Kolmanskop, Namibia
In 1908, a worker named Zacharias Lewala found a diamond in the sand near Lüderitz on Namibia’s Atlantic coast. Within two years, the German colonial authorities had built a town at Kolmanskop with a hospital, theatre, bowling alley, and an ice factory. The ice factory is worth pausing on: delivering ice to a desert town in the early 20th century was a substantial engineering commitment and a measure of how much money was flowing through the colony. The diamond boom lasted about 20 years. By 1954, the surface deposits were exhausted and the settlement abandoned. The Namib Desert moved in.
The Visit
Kolmanskop is on private Namdeb (Namibia DeBeers) diamond mining land. Permits are sold through Lüderitz Safaris and Tours at the Lüderitz tourist office. Standard guided tours run at 8am and 10am, including the permit, a walk through the main settlement, and independent exploration time.

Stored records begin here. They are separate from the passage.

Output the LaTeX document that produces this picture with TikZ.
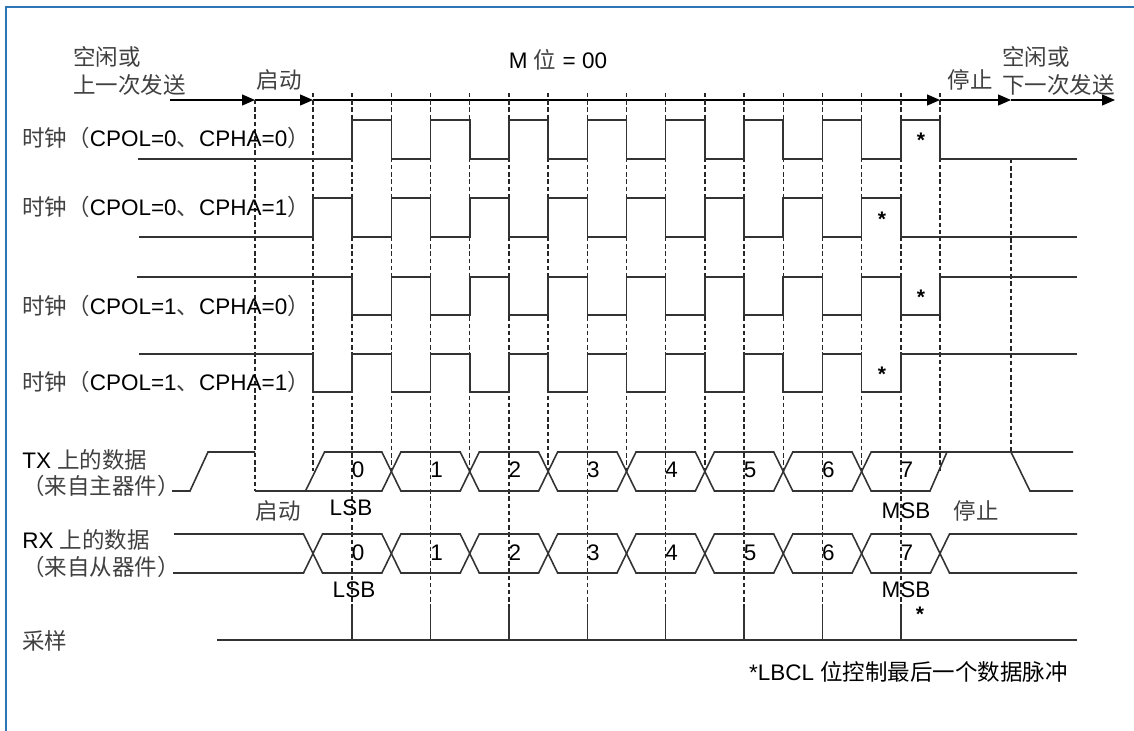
\documentclass[tikz,border=0pt]{standalone}
\usepackage{fontspec}
\setmainfont{Liberation Sans}
\newfontfamily\cjk{Noto Sans CJK SC}
\usetikzlibrary{arrows.meta}

\definecolor{frameblue}{RGB}{46,117,182}
\newcommand{\zh}[1]{{\cjk\color{black!75}#1}}
\newcommand{\edgex}[1]{313+39.1875*(#1)}

\begin{document}
\begin{tikzpicture}[
    x=0.02cm, y=-0.02cm,
    font=\fontsize{12.8}{15.9}\selectfont,
    text=black,
    >={Triangle[length=0.26cm, width=0.22cm]},
    wave/.style={line width=0.9pt, draw=black!80, line join=miter},
    guide/.style={line width=0.85pt, draw=black!85, dash pattern=on 2.5pt off 1.6pt},
    axisline/.style={->, line width=0.7pt, draw=black},
    lbl/.style={inner sep=0pt},
    bitnum/.style={inner sep=0pt},
    starmark/.style={inner sep=0pt, font=\fontsize{12}{14}\selectfont\bfseries},
]
\useasboundingbox (0,0) rectangle (1134,731);

% frame
\draw[line width=0.7pt, frameblue] (6,731) -- (6,7) -- (1134,7);

% ==================== TIME AXIS ====================
\coordinate (ax_idle)  at (170,100);
\coordinate (ax_start) at (255,100);
\coordinate (ax_bit0)  at (313,100);
\coordinate (ax_stop)  at (940,100);
\coordinate (ax_next)  at (1011,100);
\coordinate (ax_end)   at (1115,100);

\draw[axisline] (ax_idle) -- (ax_start);
\draw[axisline] (ax_start) -- (ax_bit0);
\draw[axisline] (ax_bit0) -- (ax_stop);
\draw[axisline] (ax_stop) -- (ax_next);
\draw[axisline] (ax_next) -- (ax_end);

% Top labels
\node[lbl, align=left, anchor=west] (idle_prev) at (73,71) {\zh{空闲或}\\\zh{上一次发送}};
\node[lbl] (start_top) at (279,80) {\zh{启动}};
\node[lbl] (mbit) at (558,60) {M \zh{位} = 00};
\node[lbl] (stop_top) at (970,80) {\zh{停止}};
\node[lbl, align=left, anchor=west] (idle_next) at (1002,71) {\zh{空闲或}\\\zh{下一次发送}};

% ==================== GUIDE LINES ====================
\foreach \k in {0,2,...,16}
    \draw[guide] ({\edgex{\k}},93) -- ({\edgex{\k}},471);
\foreach \k in {1,3,...,15} {
    \draw[guide] ({\edgex{\k}},93) -- ({\edgex{\k}},607);
    \draw[wave] ({\edgex{\k}},607) -- ({\edgex{\k}},640);
}
\draw[guide] (ax_start) -- (255,491);
\draw[guide] (1011,159) -- (1011,452);

% ==================== CLOCKS ====================
% CPOL=0, CPHA=0
\node[lbl, anchor=west] (clk_a) at (22,138) {\zh{时钟（}CPOL=0\zh{、}CPHA=0\zh{）}};
\draw[wave] (138,159) \foreach \i in {0,...,7} { -- ({\edgex{2*\i+1}},159) -- ({\edgex{2*\i+1}},120) -- ({\edgex{2*\i+2}},120) -- ({\edgex{2*\i+2}},159) } -- (1077,159);
\node[starmark] (star_a) at (921,140) {*};

% CPOL=0, CPHA=1
\node[lbl, anchor=west] (clk_b) at (22,207) {\zh{时钟（}CPOL=0\zh{、}CPHA=1\zh{）}};
\draw[wave] (139,237) \foreach \i in {0,...,7} { -- ({\edgex{2*\i}},237) -- ({\edgex{2*\i}},198) -- ({\edgex{2*\i+1}},198) -- ({\edgex{2*\i+1}},237) } -- (1077,237);
\node[starmark] (star_b) at (882,219) {*};

% CPOL=1, CPHA=0
\node[lbl, anchor=west] (clk_c) at (22,306) {\zh{时钟（}CPOL=1\zh{、}CPHA=0\zh{）}};
\draw[wave] (137,277) \foreach \i in {0,...,7} { -- ({\edgex{2*\i+1}},277) -- ({\edgex{2*\i+1}},315) -- ({\edgex{2*\i+2}},315) -- ({\edgex{2*\i+2}},277) } -- (1077,277);
\node[starmark] (star_c) at (921,297) {*};

% CPOL=1, CPHA=1
\node[lbl, anchor=west] (clk_d) at (22,382) {\zh{时钟（}CPOL=1\zh{、}CPHA=1\zh{）}};
\draw[wave] (139,354) \foreach \i in {0,...,7} { -- ({\edgex{2*\i}},354) -- ({\edgex{2*\i}},392) -- ({\edgex{2*\i+1}},392) -- ({\edgex{2*\i+1}},354) } -- (1077,354);
\node[starmark] (star_d) at (882,374) {*};

% ==================== TX DATA ====================
\node[lbl, anchor=west] (TX_label) at (22,460) {TX \zh{上的数据}};
\node[lbl, anchor=west] (TX_from) at (22,486) {\zh{（来自主器件）}};

\draw[wave] (172,491) -- (190,491) -- (208,452) -- (255,452);
% bit 0
\draw[wave] (255,491) -- ({\edgex{2}-9.5},491) -- ({\edgex{2}},471.5) -- ({\edgex{2}-9.5},452) -- (324.5,452) -- (305.5,491);
% bits 1..6
\foreach \j in {1,...,6}
    \draw[wave] ({\edgex{2*\j}},471.5) -- ({\edgex{2*\j}+9.5},452) -- ({\edgex{2*\j+2}-9.5},452) -- ({\edgex{2*\j+2}},471.5) -- ({\edgex{2*\j+2}-9.5},491) -- ({\edgex{2*\j}+9.5},491) -- cycle;
% bit 7 and stop
\draw[wave] (1073,452) -- ({\edgex{14}+9.5},452) -- ({\edgex{14}},471.5) -- ({\edgex{14}+9.5},491) -- (930,491) -- (947,452);
\draw[wave] (1011,452) -- (1030,491) -- (1073,491);

\foreach \j in {0,...,7}
    \node[bitnum] (TX_b\j) at ({\edgex{2*\j+1}+6},470) {\j};

\node[lbl] (TX_start) at (278,511) {\zh{启动}};
\node[lbl] (TX_lsb) at (351,508) {LSB};
\node[lbl] (TX_msb) at (906,511) {MSB};
\node[lbl] (TX_stop) at (976,511) {\zh{停止}};

% ==================== RX DATA ====================
\node[lbl, anchor=west] (RX_label) at (22,540) {RX \zh{上的数据}};
\node[lbl, anchor=west] (RX_from) at (22,567) {\zh{（来自从器件）}};

\draw[wave] (174,534) -- ({\edgex{0}-9.5},534) -- ({\edgex{0}},553.5) -- ({\edgex{0}-9.5},573) -- (173,573);
\foreach \j in {0,...,7}
    \draw[wave] ({\edgex{2*\j}},553.5) -- ({\edgex{2*\j}+9.5},534) -- ({\edgex{2*\j+2}-9.5},534) -- ({\edgex{2*\j+2}},553.5) -- ({\edgex{2*\j+2}-9.5},573) -- ({\edgex{2*\j}+9.5},573) -- cycle;
\draw[wave] (1077,534) -- ({\edgex{16}+9.5},534) -- ({\edgex{16}},553.5) -- ({\edgex{16}+9.5},573) -- (1077,573);

\foreach \j in {0,...,7}
    \node[bitnum] (RX_b\j) at ({\edgex{2*\j+1}+6},553) {\j};

\node[lbl] (RX_lsb) at (354,590) {LSB};
\node[lbl] (RX_msb) at (906,590) {MSB};
\node[starmark] (star_rx) at (920,614) {*};

% ==================== SAMPLING ====================
\node[lbl, anchor=west] (SMP_label) at (22,641) {\zh{采样}};
\draw[wave, line width=1.2pt] (217,640) -- (1077,640);

\node[lbl, anchor=east] (note) at (1068,672) {*LBCL {\cjk 位控制最后一个数据脉冲}};

\end{tikzpicture}
\end{document}
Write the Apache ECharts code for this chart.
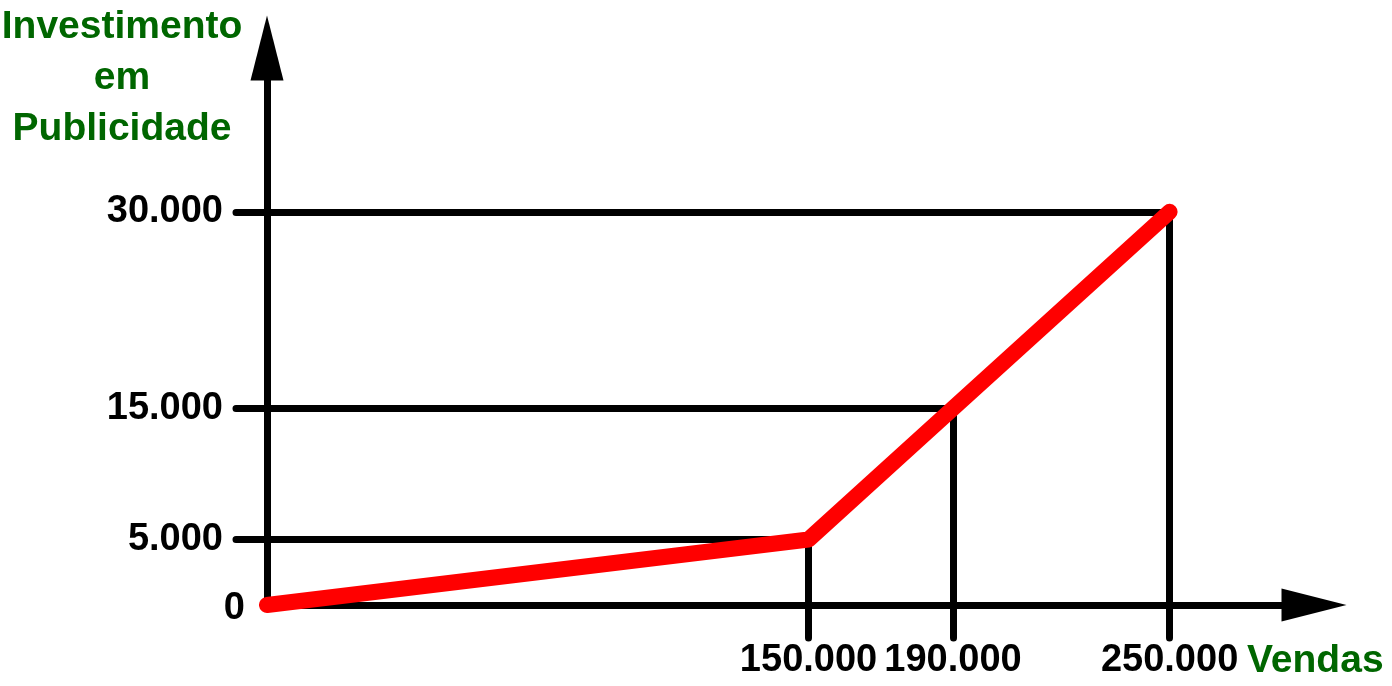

The morning light is the reason to go early: low angle sunlight rakes through the window apertures and across the sand dunes inside the rooms, producing the photographs that made Kolmanskop internationally known. By midday the light is flat and the rooms less interesting. The former manager’s house is the most photographed building; the hospital ward, theatre, and bowling alley are all structurally stable enough to enter.
Lüderitz
The town 10 kilometres west is worth spending a night. German colonial Jugendstil and neo-baroque buildings in turquoise, ochre, and terracotta line streets that look simultaneously Central European and windswept Atlantic. The Goerke Haus (1910, former diamond company officer’s residence) is preserved as a museum with period furnishings. Halifax Island offshore has a penguin colony visible by boat. The water temperature is around 14 degrees Celsius year-round due to the Benguela current.
Getting There
Sealed road from Keetmanshoop (340 km, 3.5 hours) or Air Namibia from Windhoek Hosea Kutako airport. The B4 road between Keetmanshoop and Lüderitz cuts through the Namib near Aus where desert-adapted horses roam on both sides of the road.
Combining Sites
Sossusvlei’s Deadvlei (300 km north: dry clay pan, enormous orange-red dunes, dead camelthoen trees) is one of the most photographed landscapes in Africa. Fish River Canyon (160 km north of Lüderitz: one of the world’s largest canyons, 86-kilometre multi-day hiking route May through September) rounds out a Namibian southern circuit.